As others may have a similar concern with the original title, below is the Editor's comment followed by my thoughts, on his feedback.


I regretfully decline to use this article in the IALEFI magazine. The title, "How 2 Shoot 2 Kill More Effectively" is not consistent with the message we as professional law enforcement trainers try to convey to our students. Police officers shoot to incapacitate an immediate hostile threat to themselves, another officer or civilian. We do not train officers to kill. Conveying such a concept to our officers would be disastrous from both a community relations as well as civil liability aspect. Thank you for taking the time to submit the article.

Assistant Chief ____ _______, IALEFI Editorial Board

His response was puzzling to me.

To me, guns are lethal weapons. And a lethal weapon by definition is made to cause death. That is, guns are made for killing. Sad but true.

I also believe that there should be rules of engagement such as a force continuum that governs the application of force levels. But that is not the issue here.

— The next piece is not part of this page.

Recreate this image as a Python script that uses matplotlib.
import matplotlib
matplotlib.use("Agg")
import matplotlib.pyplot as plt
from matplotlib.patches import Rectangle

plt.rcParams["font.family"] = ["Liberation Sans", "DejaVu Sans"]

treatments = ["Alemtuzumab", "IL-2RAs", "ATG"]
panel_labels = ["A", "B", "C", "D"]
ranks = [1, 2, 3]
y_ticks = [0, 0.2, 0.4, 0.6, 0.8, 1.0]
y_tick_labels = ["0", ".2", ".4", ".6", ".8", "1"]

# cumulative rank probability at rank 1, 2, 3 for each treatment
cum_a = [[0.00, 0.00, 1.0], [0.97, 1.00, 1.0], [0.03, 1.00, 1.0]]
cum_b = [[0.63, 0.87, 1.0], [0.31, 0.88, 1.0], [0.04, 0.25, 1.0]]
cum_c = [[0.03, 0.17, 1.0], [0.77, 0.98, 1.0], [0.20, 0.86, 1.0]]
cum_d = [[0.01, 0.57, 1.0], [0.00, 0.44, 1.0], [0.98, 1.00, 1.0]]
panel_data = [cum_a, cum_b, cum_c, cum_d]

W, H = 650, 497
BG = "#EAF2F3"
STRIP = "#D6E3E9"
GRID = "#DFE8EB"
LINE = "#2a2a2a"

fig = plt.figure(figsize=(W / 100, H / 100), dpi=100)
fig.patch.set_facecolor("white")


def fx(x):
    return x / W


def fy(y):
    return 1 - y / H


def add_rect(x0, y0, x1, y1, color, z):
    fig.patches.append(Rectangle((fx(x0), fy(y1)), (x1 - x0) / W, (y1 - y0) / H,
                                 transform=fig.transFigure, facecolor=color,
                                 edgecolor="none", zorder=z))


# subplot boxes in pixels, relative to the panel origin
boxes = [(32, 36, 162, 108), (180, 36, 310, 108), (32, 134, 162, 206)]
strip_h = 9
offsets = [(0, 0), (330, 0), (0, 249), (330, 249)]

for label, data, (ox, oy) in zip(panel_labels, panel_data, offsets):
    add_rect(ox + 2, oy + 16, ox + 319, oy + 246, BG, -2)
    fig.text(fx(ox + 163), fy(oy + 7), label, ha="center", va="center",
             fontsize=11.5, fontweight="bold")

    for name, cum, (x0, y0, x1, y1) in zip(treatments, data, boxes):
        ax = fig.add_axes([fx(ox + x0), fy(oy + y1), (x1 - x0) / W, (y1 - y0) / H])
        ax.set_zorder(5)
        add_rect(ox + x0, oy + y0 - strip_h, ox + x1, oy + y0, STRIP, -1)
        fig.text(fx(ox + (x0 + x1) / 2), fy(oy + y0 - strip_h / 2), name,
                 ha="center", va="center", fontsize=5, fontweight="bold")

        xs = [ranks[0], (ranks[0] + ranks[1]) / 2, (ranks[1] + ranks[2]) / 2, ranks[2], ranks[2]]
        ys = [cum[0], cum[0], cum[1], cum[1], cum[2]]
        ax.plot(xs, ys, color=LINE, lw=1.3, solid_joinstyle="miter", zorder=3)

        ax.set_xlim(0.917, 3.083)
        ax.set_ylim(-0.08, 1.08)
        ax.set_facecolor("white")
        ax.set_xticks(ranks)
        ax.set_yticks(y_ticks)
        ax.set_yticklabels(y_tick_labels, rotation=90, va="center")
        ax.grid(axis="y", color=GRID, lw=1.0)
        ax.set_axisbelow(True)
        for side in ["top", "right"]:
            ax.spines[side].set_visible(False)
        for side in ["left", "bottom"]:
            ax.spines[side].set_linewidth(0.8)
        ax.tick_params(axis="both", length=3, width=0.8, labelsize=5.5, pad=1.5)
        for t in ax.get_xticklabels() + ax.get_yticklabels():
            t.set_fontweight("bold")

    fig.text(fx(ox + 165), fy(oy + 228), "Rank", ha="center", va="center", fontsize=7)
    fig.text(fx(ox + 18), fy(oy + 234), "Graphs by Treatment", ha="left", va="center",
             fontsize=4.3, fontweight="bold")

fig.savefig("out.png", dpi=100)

Also, the variables of CQB situations and our human responses to them, do not allow for choosing or controlling the precision of its application, or its outcome. That is reality according to the scientific study of CQB situations.

So, along with the application of lethal force, goes the very real possibility that it may result in the death of the receiver. That is a fact which can not be ignored, or dismissed, or wished away.

What can be done to help the good overcome the bad, is to know WHEN AND HOW to most effectively apply levels of force, and in turn, to teach that. And to not do that, is to unnecessarily if not recklessly, endanger Officers and members of the public alike.

So, we are not talking about teaching Officers to kill, but how to defend themselves in CQB situations (to stay alive - to shoot to live).

Sadly, training programs have not been doing that job, and with the result over time of the death of hundreds of Officers, and injury to thousands of them.

If there is fault to be found, I suggest that if you are a mayor, politician, chief, sheriff, representative, trainer, or gun maker, you should look in your mirror. Don't look to the trainees. They are not in charge. You are.